Formation of high-Sn content polycrystalline GeSn films by pulsed laser annealing on co-sputtered amorphous GeSn on Ge substrate

Polycrystalline Ge_(1-x)Sn_x(poly-Ge_(1-x)Sn_x) alloy thin films with high Sn content( 10%) were fabricated by cosputtering amorphous GeSn(a-GeSn) on Ge(100) wafers and subsequently pulsed laser annealing with laser energy density in the range of 250 mJ/cm~2 to 550 mJ/cm~2. High quality poly-crystal Ge_(0.90) Sn_(0.10) and Ge_(0.82) Sn_(0.18) films with average grain sizes of 94 nm and 54 nm were obtained, respectively. Sn segregation at the grain boundaries makes Sn content in the poly-GeSn alloys slightly less than that in the corresponding primary a-GeSn.
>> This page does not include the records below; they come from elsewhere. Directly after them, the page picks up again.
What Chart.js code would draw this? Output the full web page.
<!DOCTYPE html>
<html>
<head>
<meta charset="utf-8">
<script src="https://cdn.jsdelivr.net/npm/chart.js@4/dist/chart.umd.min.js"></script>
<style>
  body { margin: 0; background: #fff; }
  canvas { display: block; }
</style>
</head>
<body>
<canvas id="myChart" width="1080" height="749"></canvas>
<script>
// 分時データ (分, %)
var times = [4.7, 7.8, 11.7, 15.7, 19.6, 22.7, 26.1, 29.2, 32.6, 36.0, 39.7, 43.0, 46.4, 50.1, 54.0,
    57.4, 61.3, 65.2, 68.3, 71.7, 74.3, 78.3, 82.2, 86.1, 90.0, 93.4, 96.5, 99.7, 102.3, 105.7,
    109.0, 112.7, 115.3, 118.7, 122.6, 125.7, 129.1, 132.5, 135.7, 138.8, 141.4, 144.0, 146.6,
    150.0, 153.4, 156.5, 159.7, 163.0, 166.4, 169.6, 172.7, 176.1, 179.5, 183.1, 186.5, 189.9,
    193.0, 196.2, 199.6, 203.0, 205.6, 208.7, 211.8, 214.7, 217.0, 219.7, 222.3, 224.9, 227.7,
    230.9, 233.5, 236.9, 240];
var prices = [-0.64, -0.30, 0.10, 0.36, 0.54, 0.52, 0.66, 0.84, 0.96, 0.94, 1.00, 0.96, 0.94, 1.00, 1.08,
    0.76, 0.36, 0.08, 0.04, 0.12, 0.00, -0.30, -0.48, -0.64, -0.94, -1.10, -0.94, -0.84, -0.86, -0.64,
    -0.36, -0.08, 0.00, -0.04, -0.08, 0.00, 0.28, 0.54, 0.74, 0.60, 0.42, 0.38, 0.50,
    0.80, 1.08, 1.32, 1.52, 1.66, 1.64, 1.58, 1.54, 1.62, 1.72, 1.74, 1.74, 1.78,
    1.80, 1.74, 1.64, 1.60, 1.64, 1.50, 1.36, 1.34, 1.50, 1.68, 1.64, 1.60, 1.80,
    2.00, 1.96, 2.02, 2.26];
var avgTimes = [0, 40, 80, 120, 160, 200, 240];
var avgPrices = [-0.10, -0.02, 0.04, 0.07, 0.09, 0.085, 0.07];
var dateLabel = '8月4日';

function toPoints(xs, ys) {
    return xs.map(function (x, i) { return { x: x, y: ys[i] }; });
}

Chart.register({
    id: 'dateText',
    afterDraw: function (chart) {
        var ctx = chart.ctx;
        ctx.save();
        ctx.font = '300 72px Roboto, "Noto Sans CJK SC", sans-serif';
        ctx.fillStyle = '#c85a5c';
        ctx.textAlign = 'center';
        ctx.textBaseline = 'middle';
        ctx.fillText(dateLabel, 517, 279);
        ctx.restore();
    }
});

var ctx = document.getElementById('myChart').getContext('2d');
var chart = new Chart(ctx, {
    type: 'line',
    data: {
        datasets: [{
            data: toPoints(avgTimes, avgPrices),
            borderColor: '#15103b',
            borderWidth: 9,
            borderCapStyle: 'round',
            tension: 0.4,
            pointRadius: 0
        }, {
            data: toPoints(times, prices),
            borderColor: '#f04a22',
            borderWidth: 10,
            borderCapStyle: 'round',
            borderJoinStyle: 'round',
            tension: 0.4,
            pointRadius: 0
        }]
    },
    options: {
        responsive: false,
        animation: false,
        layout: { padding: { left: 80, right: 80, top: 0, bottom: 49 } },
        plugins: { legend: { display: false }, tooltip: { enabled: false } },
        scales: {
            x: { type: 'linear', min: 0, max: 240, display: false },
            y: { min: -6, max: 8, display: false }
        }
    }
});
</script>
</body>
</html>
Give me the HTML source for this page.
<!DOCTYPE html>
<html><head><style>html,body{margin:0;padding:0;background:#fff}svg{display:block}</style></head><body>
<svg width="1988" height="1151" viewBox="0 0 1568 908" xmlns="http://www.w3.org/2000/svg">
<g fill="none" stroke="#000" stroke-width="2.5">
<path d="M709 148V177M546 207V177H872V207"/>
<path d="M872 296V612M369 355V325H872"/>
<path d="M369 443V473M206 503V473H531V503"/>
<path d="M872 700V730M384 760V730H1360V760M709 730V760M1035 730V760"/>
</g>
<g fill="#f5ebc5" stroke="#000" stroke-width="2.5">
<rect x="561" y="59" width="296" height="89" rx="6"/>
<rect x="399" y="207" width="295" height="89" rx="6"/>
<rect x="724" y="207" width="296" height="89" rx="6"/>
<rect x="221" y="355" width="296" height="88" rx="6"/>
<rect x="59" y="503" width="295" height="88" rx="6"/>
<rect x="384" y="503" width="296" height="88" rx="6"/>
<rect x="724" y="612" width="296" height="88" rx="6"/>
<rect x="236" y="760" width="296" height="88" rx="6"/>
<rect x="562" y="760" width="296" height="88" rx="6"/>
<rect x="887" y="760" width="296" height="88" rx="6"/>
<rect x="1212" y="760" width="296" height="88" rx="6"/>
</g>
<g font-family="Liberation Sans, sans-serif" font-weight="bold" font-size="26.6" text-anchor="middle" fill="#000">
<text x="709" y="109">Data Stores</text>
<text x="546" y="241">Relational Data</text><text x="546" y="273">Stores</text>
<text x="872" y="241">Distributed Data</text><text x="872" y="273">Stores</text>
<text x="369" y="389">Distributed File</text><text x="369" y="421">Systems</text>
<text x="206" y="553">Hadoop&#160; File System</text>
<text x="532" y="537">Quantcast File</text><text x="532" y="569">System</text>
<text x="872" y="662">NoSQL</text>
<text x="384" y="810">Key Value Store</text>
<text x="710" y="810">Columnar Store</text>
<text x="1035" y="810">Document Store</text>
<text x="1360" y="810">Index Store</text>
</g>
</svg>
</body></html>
The crystalline grain size is reduced with the increase of the laser energy density or higher Sn content in the primary a-GeSn films due to the booming of nucleation numbers. The Raman peak shift of Ge-Ge mode in the poly crystalline GeSn can be attributed to Sn substitution, strain,and disorder. The dependence of Raman peak shift of the Ge-Ge mode caused by strain and disorder in GeSn films on full-width at half-maximum(FWHM) is well quantified by a linear relationship, which provides an effective method to evaluate the quality of poly-Ge_(1-x)Sn_x by Raman spectra.